Cardinal Luis Ladaria Ferrer, prefect of the Dicastery of the Doctrine of the Faith, raised five concerns with the German bishops, including the Synodal Way’s approach to sexuality, power and structure in the Church, and the ordination of women to the priesthood.
Losing an Achievement of Vatican II
Firstly, given the Synodal Way is not a synod, Cardinal Ladaria said, it was not expected to produce a final document. Still, perhaps it should produce one — or something similar —” that can reflect a more linear approach and less reliance on assertions that are not fully substantiated.”
Secondly, the cardinal cast doubt on the Synodal Way’s assumed “connection between the structure of the Church and the phenomenon of abuse of minors.”
Cardinal Ladaria warned the Germans of “reducing the mystery of the Church to a mere institution of power, or viewing the Church from the outset as a structurally abusive organization that must be brought under the control of superintendents as quickly as possible.”
Such an approach risks losing “one of the most important achievements of the Second Vatican Council,” he wrote; namely, “the clear doctrine of the mission of the bishops and thus of the local Church.”
On the question of ordaining women, Cardinal Ladaria reminded the bishops, as he has stated previously: The teaching of the Catholic Church on the impossibility of ordaining women to the priesthood, now or in the future, is clear — and to sow confusion by suggesting otherwise is a serious matter.
Finally, he told the German bishops to recognize their role in the context of the apostolic succession. “If it is true that the Magisterium is under the judgment of the Word, it is equally true that it is precisely through the exercise of the Magisterium of the bishops, and especially of the Bishop of Rome, that the Word comes alive and resounds vibrantly,” the cardinal wrote.
The terse warnings published this week were not the first intervention by the Vatican against the Synodal Way.

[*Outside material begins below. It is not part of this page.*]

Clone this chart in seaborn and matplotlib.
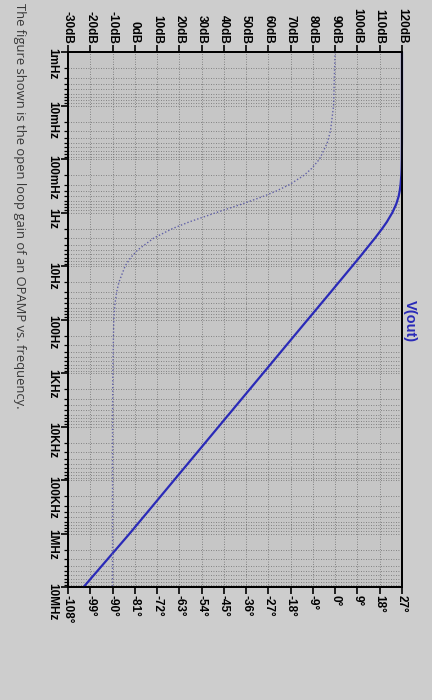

In July, the Vatican issued a warning of a new schism arising from the process initiated by Cardinal Reinhard Marx.
German Response: ‘Not a Stop Sign‘
Upon their return from Rome last week, some German bishops commented on the objections to their “reform project,” reported CNA Deutsch.
Bishop Franz-Josef Overbeck of Essen said the Vatican’s warnings were “not a stop sign for the important and necessary discussions we’re having,” such as the Synodal Way’s vote for women’s ordination.
In short, the Synodal Way — Synodaler Weg in German, sometimes translated as the Synodal Path — is still expected to continue as planned by organizers, with the next (and so far final) synodal assembly to take place in spring of 2023.
In the meantime, German bishops are pushing ahead with making changes across the board to the Church in their dioceses, not just on the Synodal Way: This week, labor laws were amended so that employees of the Catholic Church can identify as “LGBT,” be “divorced” or not even Catholic.
While clerics and those in “pastoral care” are still expected to be Catholic, the Church — which employs about 800,000 people in Germany — is “enriched” by this “diversity in church institutions,” the German Bishops’ Conference said on Tuesday.
According to a report by CNA Deutsch, the bishops also said that “all employees can, regardless of their duties, their origin, their religion, their age, their disability, their sex, their sexual identity and their way of life,” now be representatives of “a Church that serves people.”